Chi sostiene l’ingresso di forze europee sottolinea innanzitutto l’importanza della stabilizzazione del territorio. La presenza di contingenti militari, infatti, rappresenterebbe un deterrente immediato contro possibili violazioni della tregua e offrirebbe una cornice di sicurezza utile alla ripresa economica e sociale del Paese. In questa prospettiva, le truppe avrebbero anche il compito di proteggere infrastrutture strategiche, corridoi energetici e poli industriali, garantendo così condizioni più favorevoli agli investimenti esteri e alla ricostruzione. Un altro argomento centrale riguarda il percorso di integrazione politico-militare dell’Ucraina: un sostegno europeo sul terreno rafforzerebbe la percezione di appartenenza alle istituzioni euro-atlantiche e consoliderebbe la fiducia di cittadini e partner internazionali. Inoltre, affidare parte della sicurezza a forze esterne permetterebbe a Kiev di ridurre il peso di una mobilitazione continua, liberando risorse da destinare alla governance interna. Da ultimo, vi è la dimensione simbolica: la presenza militare europea costituirebbe un segnale chiaro di unità e credibilità geopolitica, rafforzando l’immagine dell’Unione Europea come attore in grado di assumere responsabilità strategiche.

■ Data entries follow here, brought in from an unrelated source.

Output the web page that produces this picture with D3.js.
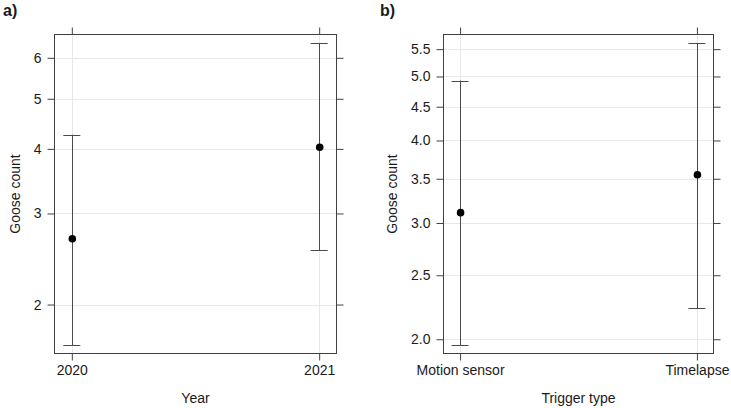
<!DOCTYPE html>
<html>
<head>
<meta charset="utf-8">
<script src="https://cdn.jsdelivr.net/npm/d3@7"></script>
<style>
  body { margin: 0; background: #fff; }
  text { font-family: "Liberation Sans", Arial, sans-serif; fill: #1a1a1a; }
</style>
</head>
<body>
<div id="chart"></div>
<script>
// panel a: by year
var yearCats = ["2020", "2021"];
var yearFit = [2.68, 4.03];
var yearLower = [1.67, 2.55];
var yearUpper = [4.26, 6.41];
var yearTicks = [2, 3, 4, 5, 6];

// panel b: by trigger type
var triggerCats = ["Motion sensor", "Timelapse"];
var triggerFit = [3.11, 3.55];
var triggerLower = [1.96, 2.23];
var triggerUpper = [4.93, 5.62];
var triggerTicks = [2.0, 2.5, 3.0, 3.5, 4.0, 4.5, 5.0, 5.5];

var width = 731, height = 408;

var svg = d3.select("#chart").append("svg")
    .attr("width", width)
    .attr("height", height);

var panels = [
  { tag: "a)", tagX: 3, left: 54.5, right: 336.5, cats: yearCats, fit: yearFit,
    lo: yearLower, hi: yearUpper, ticks: yearTicks, fmt: d3.format("d"),
    xlab: "Year", ylabX: 20 },
  { tag: "b)", tagX: 380, left: 443.5, right: 713.5, cats: triggerCats, fit: triggerFit,
    lo: triggerLower, hi: triggerUpper, ticks: triggerTicks, fmt: d3.format(".1f"),
    xlab: "Trigger type", ylabX: 397 }
];

var boxTop = 34.5, boxBottom = 353.5, tick = 7, fs = 14;

panels.forEach(function(p) {
  var g = svg.append("g");

  var x = d3.scalePoint().domain(p.cats).range([p.left, p.right]).padding(0.07);

  var lmin = Math.log(d3.min(p.lo)), lmax = Math.log(d3.max(p.hi));
  var pad = (lmax - lmin) * 0.028;
  var y = d3.scaleLog()
      .domain([Math.exp(lmin - pad), Math.exp(lmax + pad)])
      .range([boxBottom, boxTop]);

  // grid
  g.selectAll(".hgrid").data(p.ticks).enter().append("line")
      .attr("x1", p.left).attr("x2", p.right)
      .attr("y1", function(d) { return Math.round(y(d)) + 0.5; })
      .attr("y2", function(d) { return Math.round(y(d)) + 0.5; })
      .attr("stroke", "#e8e8e8");
  g.selectAll(".vgrid").data(p.cats).enter().append("line")
      .attr("x1", function(d) { return Math.round(x(d)) + 0.5; })
      .attr("x2", function(d) { return Math.round(x(d)) + 0.5; })
      .attr("y1", boxTop).attr("y2", boxBottom)
      .attr("stroke", "#e8e8e8");

  // axes
  var yl = g.append("g").attr("transform", "translate(" + p.left + ",0)")
      .call(d3.axisLeft(y).tickValues(p.ticks).tickFormat(p.fmt).tickSize(tick).tickSizeOuter(0).tickPadding(6));
  var yr = g.append("g").attr("transform", "translate(" + p.right + ",0)")
      .call(d3.axisRight(y).tickValues(p.ticks).tickFormat("").tickSize(tick).tickSizeOuter(0));
  var xt = g.append("g").attr("transform", "translate(0," + boxTop + ")")
      .call(d3.axisTop(x).tickFormat("").tickSize(tick).tickSizeOuter(0));
  var xb = g.append("g").attr("transform", "translate(0," + boxBottom + ")")
      .call(d3.axisBottom(x).tickSize(tick).tickSizeOuter(0).tickPadding(5));

  [yl, yr, xt, xb].forEach(function(a) {
    a.select(".domain").remove();
    a.selectAll(".tick line").attr("stroke", "#404040");
    a.selectAll(".tick text").attr("font-size", fs)
        .attr("font-family", "Liberation Sans, Arial, sans-serif").attr("fill", "#1a1a1a");
  });

  // box
  g.append("rect")
      .attr("x", p.left).attr("y", boxTop)
      .attr("width", p.right - p.left).attr("height", boxBottom - boxTop)
      .attr("fill", "none").attr("stroke", "#404040");

  // error bars
  var rows = p.cats.map(function(c, i) {
    return { cat: c, fit: p.fit[i], lo: p.lo[i], hi: p.hi[i] };
  });
  var bars = g.selectAll(".bar").data(rows).enter().append("g");
  bars.append("line")
      .attr("x1", function(d) { return Math.round(x(d.cat)) + 0.5; })
      .attr("x2", function(d) { return Math.round(x(d.cat)) + 0.5; })
      .attr("y1", function(d) { return y(d.lo); })
      .attr("y2", function(d) { return y(d.hi); })
      .attr("stroke", "#4a4a4a");
  bars.selectAll(".cap").data(function(d) { return [d.lo, d.hi].map(function(v) { return { cat: d.cat, v: v }; }); })
    .enter().append("line")
      .attr("x1", function(d) { return x(d.cat) - 8.5; })
      .attr("x2", function(d) { return x(d.cat) + 8.5; })
      .attr("y1", function(d) { return Math.round(y(d.v)) + 0.5; })
      .attr("y2", function(d) { return Math.round(y(d.v)) + 0.5; })
      .attr("stroke", "#4a4a4a");
  bars.append("circle")
      .attr("cx", function(d) { return x(d.cat) + 0.5; })
      .attr("cy", function(d) { return y(d.fit); })
      .attr("r", 3.8)
      .attr("fill", "#000");

  // labels
  g.append("text")
      .attr("x", (p.left + p.right) / 2).attr("y", 403)
      .attr("text-anchor", "middle").attr("font-size", fs)
      .text(p.xlab);
  g.append("text")
      .attr("transform", "translate(" + p.ylabX + "," + ((boxTop + boxBottom) / 2) + ") rotate(-90)")
      .attr("text-anchor", "middle").attr("font-size", fs)
      .text("Goose count");
  g.append("text")
      .attr("x", p.tagX).attr("y", 16)
      .attr("font-size", 16).attr("font-weight", "bold")
      .text(p.tag);
});
</script>
</body>
</html>
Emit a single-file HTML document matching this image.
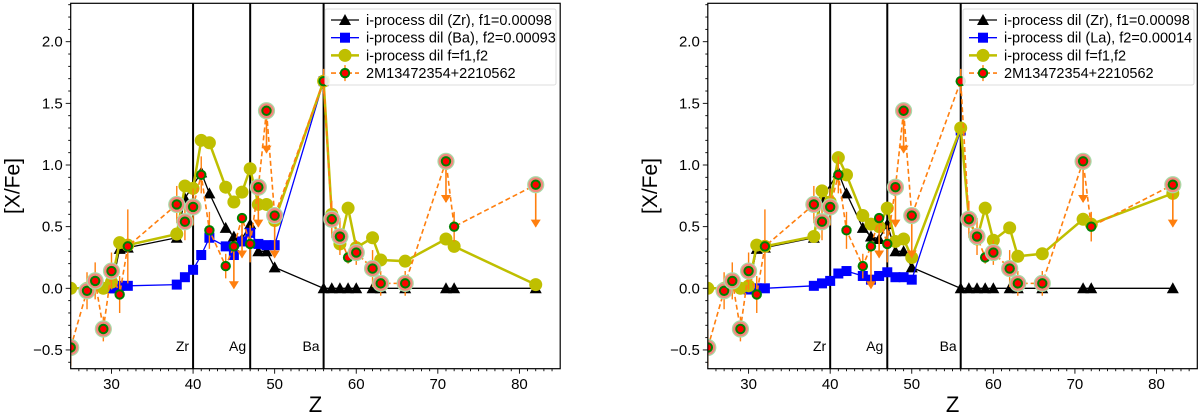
<!DOCTYPE html>
<html><head><meta charset="utf-8"><style>
body{margin:0;background:#fff;}
svg{display:block;font-family:"Liberation Sans","DejaVu Sans",sans-serif;}
</style></head><body>
<svg id="chart" width="1200" height="415" viewBox="0 0 1200 415" xmlns="http://www.w3.org/2000/svg"></svg>
<script>
const obsZ=[25,27,28,29,30,31,32,38,39,40,41,42,44,45,46,47,48,49,50,56,57,58,59,60,62,63,66,71,72,82];
const obsV=[-0.48,-0.02,0.06,-0.33,0.14,-0.05,0.34,0.68,0.54,0.66,0.92,0.47,0.18,0.34,0.57,0.36,0.82,1.44,0.59,1.68,0.56,0.42,0.25,0.29,0.16,0.04,0.04,1.03,0.50,0.84];
const obsErr=[0.15,0.15,0.15,0.1,0.15,0.15,0.3,0.15,0.15,0.15,0.15,0.15,0.1,0.15,0.15,0.15,0.15,0.15,0.15,0.1,0.15,0.15,0.05,0.1,0.15,0.1,0.1,0.15,0.12,0.1];
const obsUL=[null,null,null,null,null,null,null,null,null,null,null,null,null,0.0,0.25,null,0.5,1.1,0.25,null,null,null,null,null,null,null,null,0.7,null,0.5];
const obsHalo=[1,1,1,1,1,0,0,1,1,1,0,0,0,0,0,0,1,1,1,0,1,1,0,1,1,1,1,1,0,1];
const blackZ=[30,31,32,38,39,41,42,44,45,46,47,48,49,50,56,57,58,59,60,62,63,66,71,72,82];
const blackV=[0.0,0.32,0.33,0.41,0.73,0.94,0.77,0.49,0.42,0.40,0.52,0.30,0.30,0.17,0.0,0.0,0.0,0.0,0.0,0.0,0.0,0.0,0.0,0.0,0.0];
const blueZ=[30,31,32,38,39,40,41,42,44,45,46,47,48,49,50,56];
const blueVL=[0.0,0.02,0.02,0.03,0.09,0.15,0.27,0.41,0.34,0.27,0.38,0.45,0.36,0.35,0.35,1.68];
const blueVR=[-0.01,0.0,0.0,0.02,0.04,0.06,0.12,0.14,0.10,0.07,0.10,0.13,0.09,0.09,0.07,1.28];
const yelZ=[25,27,29,30,31,32,38,39,40,41,42,44,45,46,47,48,49,50,56,57,58,59,60,62,63,66,71,72,82];
const yelVL=[0.0,0.0,0.0,0.05,0.37,0.35,0.44,0.83,0.81,1.20,1.18,0.82,0.70,0.78,0.97,0.68,0.68,0.55,1.68,0.60,0.36,0.65,0.33,0.41,0.23,0.22,0.40,0.34,0.03];
const yelVR=[0.0,0.0,0.0,0.02,0.35,0.34,0.42,0.79,0.70,1.06,0.92,0.59,0.52,0.50,0.65,0.38,0.40,0.25,1.30,0.57,0.40,0.65,0.39,0.49,0.26,0.28,0.56,0.52,0.77];
const xTicks=[30,40,50,60,70,80];
const yTicks=[-0.5,0.0,0.5,1.0,1.5,2.0];
const yTickLabels=["\u22120.5","0.0","0.5","1.0","1.5","2.0"];
const vLines=[40,47,56];
const vLabels=["Zr","Ag","Ba"];
const legendLeft=["i-process dil (Zr), f1=0.00098","i-process dil (Ba), f2=0.00093","i-process dil f=f1,f2","2M13472354+2210562"];
const legendRight=["i-process dil (Zr), f1=0.00098","i-process dil (La), f2=0.00014","i-process dil f=f1,f2","2M13472354+2210562"];

const NS="http://www.w3.org/2000/svg";
const svg=document.getElementById('chart');
function mk(tag,attrs,parent){const e=document.createElementNS(NS,tag);for(const k in attrs)e.setAttribute(k,attrs[k]);(parent||svg).appendChild(e);return e;}

function panel(id,x0,blueV,yelV,legend,legX){
  const W=489.5,top=3.3,bot=368.7;
  const sx=z=>x0+(z-25)*W/60;
  const sy=v=>288.3-v*123.3;
  const g=mk('g',{});
  
  
  const cp=mk('clipPath',{id:id+'clip'},g);
  mk('rect',{x:x0,y:top,width:W,height:bot-top},cp);
  const pg=mk('g',{'clip-path':'url(#'+id+'clip)'},g);
  vLines.forEach((z,i)=>{
    const l=mk('line',{x1:sx(z),x2:sx(z),y1:top,y2:bot,stroke:'#000','stroke-width':2},pg);
    
    
    const t=mk('text',{x:sx(z)-4,y:351,'font-size':14,'text-anchor':'end'},g);
    t.textContent=vLabels[i];
    
    
  });
  mk('polyline',{points:blackZ.map((z,i)=>sx(z)+','+sy(blackV[i])).join(' '),fill:'none',stroke:'#000','stroke-width':1.3},pg);
  blackZ.forEach((z,i)=>{const x=sx(z),y=sy(blackV[i]);
    const m=mk('polygon',{points:`${x},${y-6} ${x-6},${y+5} ${x+6},${y+5}`,fill:'#000'},pg);
    
    });
  mk('polyline',{points:blueZ.map((z,i)=>sx(z)+','+sy(blueV[i])).join(' '),fill:'none',stroke:'#0000ff','stroke-width':1.3},pg);
  blueZ.forEach((z,i)=>{const x=sx(z),y=sy(blueV[i]);
    const m=mk('rect',{x:x-5,y:y-5,width:10,height:10,fill:'#0000ff'},pg);
    
    });
  mk('polyline',{points:yelZ.map((z,i)=>sx(z)+','+sy(yelV[i])).join(' '),fill:'none',stroke:'#bfbf00','stroke-width':2.5},pg);
  yelZ.forEach((z,i)=>{
    const m=mk('circle',{cx:sx(z),cy:sy(yelV[i]),r:6.5,fill:'#bfbf00'},pg);
    
    });
  mk('polyline',{points:obsZ.map((z,i)=>sx(z)+','+sy(obsV[i])).join(' '),fill:'none',stroke:'#ff7f0e','stroke-width':1.6,'stroke-dasharray':'5,3'},pg);
  obsZ.forEach((z,i)=>{
    const x=sx(z),v=obsV[i];
    if(obsUL[i]!==null){
      mk('line',{x1:x,x2:x,y1:sy(v),y2:sy(obsUL[i]),stroke:'#ff7f0e','stroke-width':1.6},pg);
      const ty=sy(obsUL[i]);
      mk('polygon',{points:`${x-5},${ty-7} ${x+5},${ty-7} ${x},${ty+1}`,fill:'#ff7f0e'},pg);
    } else {
      mk('line',{x1:x,x2:x,y1:sy(v+obsErr[i]),y2:sy(v-obsErr[i]),stroke:'#ff7f0e','stroke-width':1.4},pg);
    }
  });
  obsZ.forEach((z,i)=>{
    const x=sx(z),y=sy(obsV[i]);
    if(obsHalo[i]) mk('circle',{cx:x,cy:y,r:8,fill:'#f4877d',stroke:'#a8dca8','stroke-width':1.2},pg);
    const m=mk('circle',{cx:x,cy:y,r:5.2,fill:'#008000'},pg);
    
    
    mk('circle',{cx:x,cy:y,r:3.2,fill:'#ff0000'},pg);
  });
  const fr=mk('rect',{x:x0,y:top,width:W,height:bot-top,fill:'none',stroke:'#000','stroke-width':1.2},g);
  
  
  for(let z=26;z<=84;z++){const x=sx(z);mk('line',{x1:x,x2:x,y1:bot,y2:bot+(z%10===0?5:2.5),stroke:'#000','stroke-width':0.9},g);}
  xTicks.forEach(z=>{const t=mk('text',{x:sx(z),y:389,'font-size':15,'text-anchor':'middle'},g);t.textContent=z;
    
    });
  for(let k=-6;k<=23;k++){const v=k/10,y=sy(v);mk('line',{x1:x0,x2:x0-(k%5===0?5:2.5),y1:y,y2:y,stroke:'#000','stroke-width':0.9},g);}
  yTicks.forEach((v,i)=>{const t=mk('text',{x:x0-8,y:sy(v)+5,'font-size':15,'text-anchor':'end'},g);t.textContent=yTickLabels[i];
    
    });
  const xt=mk('text',{x:x0+W/2,y:412,'font-size':22,'text-anchor':'middle'},g);xt.textContent='Z';
  
  
  const yt=mk('text',{x:0,y:0,'font-size':21,'text-anchor':'middle',transform:`translate(${x0-51},186) rotate(-90)`},g);yt.textContent='[X/Fe]';
  
  
  const lg=mk('g',{},g);
  
  
  mk('rect',{x:legX,y:9,width:231,height:76,fill:'#fff','fill-opacity':0.85,stroke:'#ddd','stroke-width':1,rx:2},lg);
  const mx=legX+20;
  legend.forEach((s,i)=>{
    const y=20+i*17.7;
    const e=mk('g',{},lg);
    
    
    if(i===0){mk('line',{x1:mx-14,x2:mx+14,y1:y,y2:y,stroke:'#000','stroke-width':1.3},e);mk('polygon',{points:`${mx},${y-6} ${mx-6},${y+5} ${mx+6},${y+5}`,fill:'#000'},e);}
    if(i===1){mk('line',{x1:mx-14,x2:mx+14,y1:y,y2:y,stroke:'#00f','stroke-width':1.3},e);mk('rect',{x:mx-5,y:y-5,width:10,height:10,fill:'#00f'},e);}
    if(i===2){mk('line',{x1:mx-14,x2:mx+14,y1:y,y2:y,stroke:'#bfbf00','stroke-width':2.5},e);mk('circle',{cx:mx,cy:y,r:6.5,fill:'#bfbf00'},e);}
    if(i===3){mk('line',{x1:mx-14,x2:mx+14,y1:y,y2:y,stroke:'#ff7f0e','stroke-width':1.6,'stroke-dasharray':'5,3'},e);mk('line',{x1:mx,x2:mx,y1:y-8,y2:y+8,stroke:'#ff7f0e','stroke-width':1.4},e);mk('circle',{cx:mx,cy:y,r:5.2,fill:'#008000'},e);mk('circle',{cx:mx,cy:y,r:3.2,fill:'#f00'},e);}
    const t=mk('text',{x:legX+41,y:y+5,'font-size':14.5},e);t.textContent=s;
  });
}
panel('left',70.7,blueVL,yelVL,legendLeft,325);
panel('right',707.8,blueVR,yelVR,legendRight,963);
</script>
</body></html>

Le posizioni contrarie partono invece da considerazioni legate al rischio di escalation con la Russia. Mosca potrebbe percepire il dispiegamento di truppe europee come una provocazione diretta, con il conseguente pericolo di nuove azioni ostili o conflitti ibridi. Anche i vincoli giuridici e politici interni agli Stati membri rappresentano un ostacolo significativo: giustificare davanti a parlamenti e opinioni pubbliche una missione militare in un Paese non appartenente alla NATO non sarebbe semplice, soprattutto dopo la firma di una tregua. A ciò si aggiunge la questione della sostenibilità economica e logistica. Mantenere un contingente stabile in un territorio così vasto richiederebbe investimenti enormi, sottraendo risorse ad altre aree di crisi in cui l’Europa è già impegnata. Non meno rilevante è il problema dell’ambiguità di mandato: senza un chiaro quadro giuridico internazionale, ad esempio sotto l’egida delle Nazioni Unite o dell’OSCE, un intervento europeo rischierebbe di muoversi in un contesto privo di legittimazione condivisa. Infine, la decisione di inviare truppe potrebbe acuire le fratture interne all’Unione Europea, dividendo gli Stati membri tra sostenitori di un approccio più assertivo e fautori di una linea diplomatica e prudente.

La prospettiva dell’arrivo di forze europee in Ucraina, dunque, si colloca in un equilibrio complesso di opportunità e rischi. Da un lato emergono esigenze di sicurezza, ricostruzione e credibilità internazionale, dall’altro pesano le incognite legate alla sostenibilità politica, economica e strategica di un simile impegno. La scelta, se mai dovesse concretizzarsi, non potrà prescindere da un’attenta valutazione di questi fattori e dalla capacità di mantenere coesa la posizione europea.